La grande braderie de l’Unedic

Les nouvelles règles d’indemnisation de l’assurance chômage figurant dans l’accord national interprofessionnel du 21 mars ne garantissent pas l’avenir du système.

Thierry Brun  • 26 mars 2014 abonné·es
La grande braderie de l’Unedic

Le ministre du Travail, Michel Sapin, a rapidement réagi pour saluer « la responsabilité dont ont fait preuve les partenaires sociaux gestionnaires de l’assurance chômage en dégageant un projet d’accord ». Entériné le 21 mars, l’accord national interprofessionnel (ANI) a de quoi réjouir le Medef. Lequel a mené de bout en bout les négociations autour d’une nouvelle convention d’assurance chômage (Unedic) en son siège parisien, sur la base de ses seules propositions et sans concéder de nouvelles contributions au financement du régime. L’accord, qui a recueilli l’avis positif de la CFDT, de la CFTC et de FO, « permettra d’assurer, pour les deux prochaines années, la pérennité d’un régime qui joue un rôle majeur pour notre cohésion sociale et le soutien aux travailleurs privés d’emploi », assure Michel Sapin. Or, cette pérennité est loin d’être garantie. Le déficit de l’Unedic devrait cette année dépasser les 4 milliards d’euros, la dette accumulée étant estimée, elle, à 22 milliards d’euros. Quant aux mesures adoptées, elles ne devraient permettre de dégager que 400 millions d’euros d’économies par an, selon les calculs de l’Unedic.

Seule avancée du texte : les nouveaux droits rechargeables. Adoptés en 2013 dans la loi de sécurisation de l’emploi, ils seront financés à hauteur de 400 millions d’euros et permettront d’être mieux indemnisé en cas de réinscription à Pôle emploi, sans avoir épuisé ses droits antérieurs. Reste à savoir s’ils inciteront les chômeurs, puisque c’est l’objectif affiché, à reprendre un emploi avant la fin de leur période d’indemnisation. Pour réaliser des économies, le patronat indique que Pôle emploi déduira de l’allocation mensuelle versée au chômeur 70 % de la rémunération brute qu’il a touchée durant ses éventuelles périodes d’activité réduite. Conséquence, l’annexe IV, qui concerne les intérimaires et les travailleurs temporaires, sera vidée de son contenu. Ce qui fera perdre en moyenne 20 % de leur indemnisation à ces salariés, selon la CGT, laquelle dénonce l’ANI.
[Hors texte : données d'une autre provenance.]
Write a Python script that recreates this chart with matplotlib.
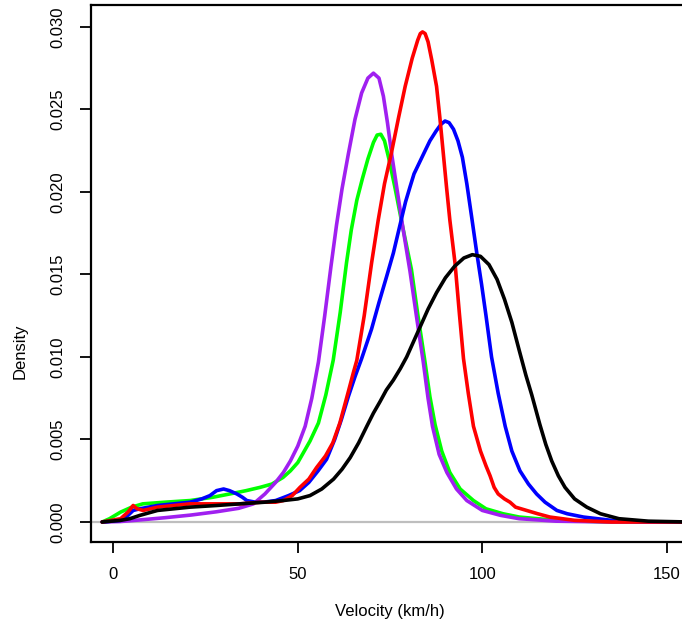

Pour les allocataires relevant du régime général, le taux de remplacement minimal du salaire de référence, servant à calculer l’allocation versée et appliqué aux chômeurs dont le salaire dépassait 2 042 euros bruts par mois, sera abaissé de 57,4 % à 57 %. Ceux qui auront touché une importante indemnité de départ attendront plus de six mois avant de toucher une allocation. Avec « la règle proposée par le patronat, un ancien salarié de La Redoute avec vingt ans d’ancienneté ne serait indemnisé par l’assurance chômage qu’après 533 jours », s’indigne le syndicat CGT des ingénieurs, cadres et techniciens (Ugict). Le patronat a aussi décidé de plafonner les allocations à 3 592 euros bruts mensuels, « alors que seuls 23 000 demandeurs d’emploi sont [concernés]. Les gains financiers dégagés par cette mesure seraient en réalité très faibles », ajoute le syndicat. Les indemnités des demandeurs d’emploi de plus de 61 ans sont aussi visées : elles seront plafonnées à 1 500 euros, « ce qui entraînera une baisse de revenu très importante pour les cadres », ajoute l’Ugict-CGT. Mais « les seniors devront attendre 62 ans pour obtenir le maintien de leurs allocations jusqu’à leur départ en retraite », précise le Mouvement national des chômeurs et précaires (MNCP). Et les salariés de plus de 65 ans, jusqu’ici exonérés de cotisations, devront désormais contribuer au régime. Trois autres mesures réduiront les droits des 112 000 intermittents du spectacle : le cumul entre salaires et allocations sera plafonné à 5 475 euros bruts par mois, avec un différé d’indemnisation et le relèvement des cotisations sur leurs salaires qui passeront de 10,8 % à 12,8 % (8 % pour les employeurs, 4,8 % pour les salariés). Le Medef souhaite cependant aller plus loin et a demandé à l’État « d’ouvrir avant la fin 2014 une concertation » avec les partenaires sociaux, les représentants des salariés et des employeurs.

Le nouvel accord national devrait rapporter 800 millions d’euros de recettes supplémentaires en réduisant l’ensemble des droits des chômeurs. Et le financement du déficit de l’assurance chômage repose plus que jamais sur les salariés, en particulier les plus fragiles, ce qui poussera une partie d’entre eux, les plus solvables, vers un système d’assurance complémentaire privé.